[Set exercise]: Reproduce every line of the material below, but drop the pictures.

[Material]:
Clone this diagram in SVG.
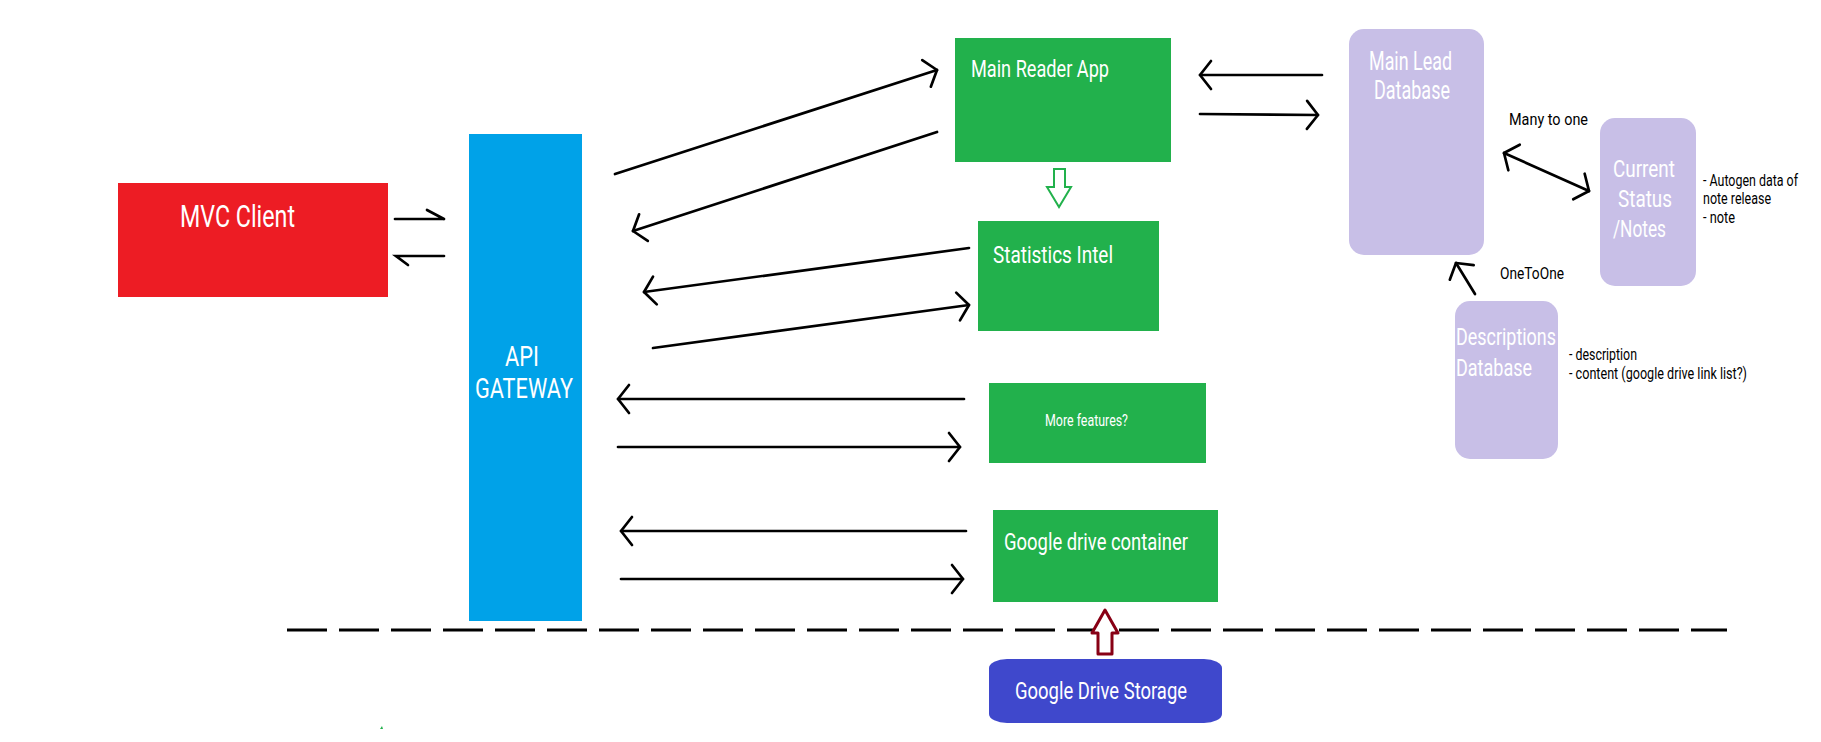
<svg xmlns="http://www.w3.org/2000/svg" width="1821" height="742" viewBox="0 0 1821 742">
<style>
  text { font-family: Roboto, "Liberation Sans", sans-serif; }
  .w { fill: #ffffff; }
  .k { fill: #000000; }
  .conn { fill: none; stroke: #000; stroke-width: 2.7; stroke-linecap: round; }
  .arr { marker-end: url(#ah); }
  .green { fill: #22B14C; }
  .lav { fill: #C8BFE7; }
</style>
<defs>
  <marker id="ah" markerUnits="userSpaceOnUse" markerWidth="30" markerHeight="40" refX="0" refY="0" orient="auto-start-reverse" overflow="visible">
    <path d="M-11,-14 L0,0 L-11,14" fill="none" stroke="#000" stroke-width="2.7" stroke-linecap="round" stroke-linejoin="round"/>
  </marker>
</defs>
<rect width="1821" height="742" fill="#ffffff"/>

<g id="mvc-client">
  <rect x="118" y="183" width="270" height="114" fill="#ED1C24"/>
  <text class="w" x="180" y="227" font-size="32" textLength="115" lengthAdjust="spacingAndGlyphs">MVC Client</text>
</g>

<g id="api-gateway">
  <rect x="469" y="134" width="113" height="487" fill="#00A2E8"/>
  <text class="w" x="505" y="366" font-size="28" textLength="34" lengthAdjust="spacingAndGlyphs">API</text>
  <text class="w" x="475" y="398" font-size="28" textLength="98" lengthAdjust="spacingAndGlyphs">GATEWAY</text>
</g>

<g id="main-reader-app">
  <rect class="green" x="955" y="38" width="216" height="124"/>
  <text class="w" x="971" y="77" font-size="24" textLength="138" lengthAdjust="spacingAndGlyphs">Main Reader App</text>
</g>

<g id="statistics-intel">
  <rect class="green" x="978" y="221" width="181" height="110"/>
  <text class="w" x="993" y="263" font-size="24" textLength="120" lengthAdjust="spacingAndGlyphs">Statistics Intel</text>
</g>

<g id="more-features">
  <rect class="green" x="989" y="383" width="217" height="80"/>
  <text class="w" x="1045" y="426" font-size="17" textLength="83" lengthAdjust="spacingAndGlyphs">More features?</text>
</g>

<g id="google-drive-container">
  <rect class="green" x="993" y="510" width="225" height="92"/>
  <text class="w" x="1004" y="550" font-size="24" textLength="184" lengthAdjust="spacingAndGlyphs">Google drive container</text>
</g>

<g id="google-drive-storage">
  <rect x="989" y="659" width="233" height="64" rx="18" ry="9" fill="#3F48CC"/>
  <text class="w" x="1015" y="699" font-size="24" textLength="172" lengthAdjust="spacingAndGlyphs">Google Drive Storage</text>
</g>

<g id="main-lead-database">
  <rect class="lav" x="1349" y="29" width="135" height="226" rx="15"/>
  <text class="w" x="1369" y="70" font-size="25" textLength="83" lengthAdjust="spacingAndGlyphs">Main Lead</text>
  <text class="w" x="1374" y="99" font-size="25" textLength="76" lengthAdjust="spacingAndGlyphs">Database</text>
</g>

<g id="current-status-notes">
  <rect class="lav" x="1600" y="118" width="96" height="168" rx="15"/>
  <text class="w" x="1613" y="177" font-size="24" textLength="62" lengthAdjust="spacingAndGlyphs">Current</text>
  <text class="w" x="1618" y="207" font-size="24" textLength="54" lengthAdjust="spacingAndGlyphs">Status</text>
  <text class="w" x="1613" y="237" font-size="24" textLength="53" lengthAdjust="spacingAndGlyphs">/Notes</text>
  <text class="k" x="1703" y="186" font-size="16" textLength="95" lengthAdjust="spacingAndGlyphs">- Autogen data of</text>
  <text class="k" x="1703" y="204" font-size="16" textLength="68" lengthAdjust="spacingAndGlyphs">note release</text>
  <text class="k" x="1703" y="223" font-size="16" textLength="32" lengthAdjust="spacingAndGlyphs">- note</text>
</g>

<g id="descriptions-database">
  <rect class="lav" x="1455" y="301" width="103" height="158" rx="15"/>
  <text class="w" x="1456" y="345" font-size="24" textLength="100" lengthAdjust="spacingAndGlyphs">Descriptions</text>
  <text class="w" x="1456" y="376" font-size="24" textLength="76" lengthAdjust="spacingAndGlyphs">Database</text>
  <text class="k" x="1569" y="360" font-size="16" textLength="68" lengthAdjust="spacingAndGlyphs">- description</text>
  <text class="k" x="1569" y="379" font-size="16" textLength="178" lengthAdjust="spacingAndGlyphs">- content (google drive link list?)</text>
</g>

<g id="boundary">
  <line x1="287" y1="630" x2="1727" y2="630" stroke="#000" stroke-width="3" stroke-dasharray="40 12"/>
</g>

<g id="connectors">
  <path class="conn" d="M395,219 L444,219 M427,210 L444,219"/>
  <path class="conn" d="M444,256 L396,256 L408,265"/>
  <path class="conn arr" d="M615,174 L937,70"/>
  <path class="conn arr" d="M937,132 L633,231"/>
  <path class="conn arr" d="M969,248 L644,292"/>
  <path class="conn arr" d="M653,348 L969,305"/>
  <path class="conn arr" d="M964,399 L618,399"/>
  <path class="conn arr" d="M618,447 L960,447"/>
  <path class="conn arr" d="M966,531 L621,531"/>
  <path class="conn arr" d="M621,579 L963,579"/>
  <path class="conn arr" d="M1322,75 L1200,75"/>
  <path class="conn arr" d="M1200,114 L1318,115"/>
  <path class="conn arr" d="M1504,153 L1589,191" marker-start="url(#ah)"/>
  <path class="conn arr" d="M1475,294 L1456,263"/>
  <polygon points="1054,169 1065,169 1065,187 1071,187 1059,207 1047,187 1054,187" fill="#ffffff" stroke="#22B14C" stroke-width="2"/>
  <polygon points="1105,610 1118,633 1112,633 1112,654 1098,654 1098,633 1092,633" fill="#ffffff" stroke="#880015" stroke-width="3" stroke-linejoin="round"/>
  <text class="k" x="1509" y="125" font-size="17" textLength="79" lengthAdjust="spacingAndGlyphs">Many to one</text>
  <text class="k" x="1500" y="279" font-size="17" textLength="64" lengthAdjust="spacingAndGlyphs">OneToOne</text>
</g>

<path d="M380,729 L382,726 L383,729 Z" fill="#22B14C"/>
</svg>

[Answer]:
Clone this diagram in SVG.
<svg xmlns="http://www.w3.org/2000/svg" width="1821" height="742" viewBox="0 0 1821 742">
<style>
  text { font-family: Roboto, "Liberation Sans", sans-serif; }
  .w { fill: #ffffff; }
  .k { fill: #000000; }
  .conn { fill: none; stroke: #000; stroke-width: 2.7; stroke-linecap: round; }
  .arr { marker-end: url(#ah); }
  .green { fill: #22B14C; }
  .lav { fill: #C8BFE7; }
</style>
<defs>
  <marker id="ah" markerUnits="userSpaceOnUse" markerWidth="30" markerHeight="40" refX="0" refY="0" orient="auto-start-reverse" overflow="visible">
    <path d="M-11,-14 L0,0 L-11,14" fill="none" stroke="#000" stroke-width="2.7" stroke-linecap="round" stroke-linejoin="round"/>
  </marker>
</defs>
<rect width="1821" height="742" fill="#ffffff"/>

<g id="mvc-client">
  <rect x="118" y="183" width="270" height="114" fill="#ED1C24"/>
  <text class="w" x="180" y="227" font-size="32" textLength="115" lengthAdjust="spacingAndGlyphs">MVC Client</text>
</g>

<g id="api-gateway">
  <rect x="469" y="134" width="113" height="487" fill="#00A2E8"/>
  <text class="w" x="505" y="366" font-size="28" textLength="34" lengthAdjust="spacingAndGlyphs">API</text>
  <text class="w" x="475" y="398" font-size="28" textLength="98" lengthAdjust="spacingAndGlyphs">GATEWAY</text>
</g>

<g id="main-reader-app">
  <rect class="green" x="955" y="38" width="216" height="124"/>
  <text class="w" x="971" y="77" font-size="24" textLength="138" lengthAdjust="spacingAndGlyphs">Main Reader App</text>
</g>

<g id="statistics-intel">
  <rect class="green" x="978" y="221" width="181" height="110"/>
  <text class="w" x="993" y="263" font-size="24" textLength="120" lengthAdjust="spacingAndGlyphs">Statistics Intel</text>
</g>

<g id="more-features">
  <rect class="green" x="989" y="383" width="217" height="80"/>
  <text class="w" x="1045" y="426" font-size="17" textLength="83" lengthAdjust="spacingAndGlyphs">More features?</text>
</g>

<g id="google-drive-container">
  <rect class="green" x="993" y="510" width="225" height="92"/>
  <text class="w" x="1004" y="550" font-size="24" textLength="184" lengthAdjust="spacingAndGlyphs">Google drive container</text>
</g>

<g id="google-drive-storage">
  <rect x="989" y="659" width="233" height="64" rx="18" ry="9" fill="#3F48CC"/>
  <text class="w" x="1015" y="699" font-size="24" textLength="172" lengthAdjust="spacingAndGlyphs">Google Drive Storage</text>
</g>

<g id="main-lead-database">
  <rect class="lav" x="1349" y="29" width="135" height="226" rx="15"/>
  <text class="w" x="1369" y="70" font-size="25" textLength="83" lengthAdjust="spacingAndGlyphs">Main Lead</text>
  <text class="w" x="1374" y="99" font-size="25" textLength="76" lengthAdjust="spacingAndGlyphs">Database</text>
</g>

<g id="current-status-notes">
  <rect class="lav" x="1600" y="118" width="96" height="168" rx="15"/>
  <text class="w" x="1613" y="177" font-size="24" textLength="62" lengthAdjust="spacingAndGlyphs">Current</text>
  <text class="w" x="1618" y="207" font-size="24" textLength="54" lengthAdjust="spacingAndGlyphs">Status</text>
  <text class="w" x="1613" y="237" font-size="24" textLength="53" lengthAdjust="spacingAndGlyphs">/Notes</text>
  <text class="k" x="1703" y="186" font-size="16" textLength="95" lengthAdjust="spacingAndGlyphs">- Autogen data of</text>
  <text class="k" x="1703" y="204" font-size="16" textLength="68" lengthAdjust="spacingAndGlyphs">note release</text>
  <text class="k" x="1703" y="223" font-size="16" textLength="32" lengthAdjust="spacingAndGlyphs">- note</text>
</g>

<g id="descriptions-database">
  <rect class="lav" x="1455" y="301" width="103" height="158" rx="15"/>
  <text class="w" x="1456" y="345" font-size="24" textLength="100" lengthAdjust="spacingAndGlyphs">Descriptions</text>
  <text class="w" x="1456" y="376" font-size="24" textLength="76" lengthAdjust="spacingAndGlyphs">Database</text>
  <text class="k" x="1569" y="360" font-size="16" textLength="68" lengthAdjust="spacingAndGlyphs">- description</text>
  <text class="k" x="1569" y="379" font-size="16" textLength="178" lengthAdjust="spacingAndGlyphs">- content (google drive link list?)</text>
</g>

<g id="boundary">
  <line x1="287" y1="630" x2="1727" y2="630" stroke="#000" stroke-width="3" stroke-dasharray="40 12"/>
</g>

<g id="connectors">
  <path class="conn" d="M395,219 L444,219 M427,210 L444,219"/>
  <path class="conn" d="M444,256 L396,256 L408,265"/>
  <path class="conn arr" d="M615,174 L937,70"/>
  <path class="conn arr" d="M937,132 L633,231"/>
  <path class="conn arr" d="M969,248 L644,292"/>
  <path class="conn arr" d="M653,348 L969,305"/>
  <path class="conn arr" d="M964,399 L618,399"/>
  <path class="conn arr" d="M618,447 L960,447"/>
  <path class="conn arr" d="M966,531 L621,531"/>
  <path class="conn arr" d="M621,579 L963,579"/>
  <path class="conn arr" d="M1322,75 L1200,75"/>
  <path class="conn arr" d="M1200,114 L1318,115"/>
  <path class="conn arr" d="M1504,153 L1589,191" marker-start="url(#ah)"/>
  <path class="conn arr" d="M1475,294 L1456,263"/>
  <polygon points="1054,169 1065,169 1065,187 1071,187 1059,207 1047,187 1054,187" fill="#ffffff" stroke="#22B14C" stroke-width="2"/>
  <polygon points="1105,610 1118,633 1112,633 1112,654 1098,654 1098,633 1092,633" fill="#ffffff" stroke="#880015" stroke-width="3" stroke-linejoin="round"/>
  <text class="k" x="1509" y="125" font-size="17" textLength="79" lengthAdjust="spacingAndGlyphs">Many to one</text>
  <text class="k" x="1500" y="279" font-size="17" textLength="64" lengthAdjust="spacingAndGlyphs">OneToOne</text>
</g>

<path d="M380,729 L382,726 L383,729 Z" fill="#22B14C"/>
</svg>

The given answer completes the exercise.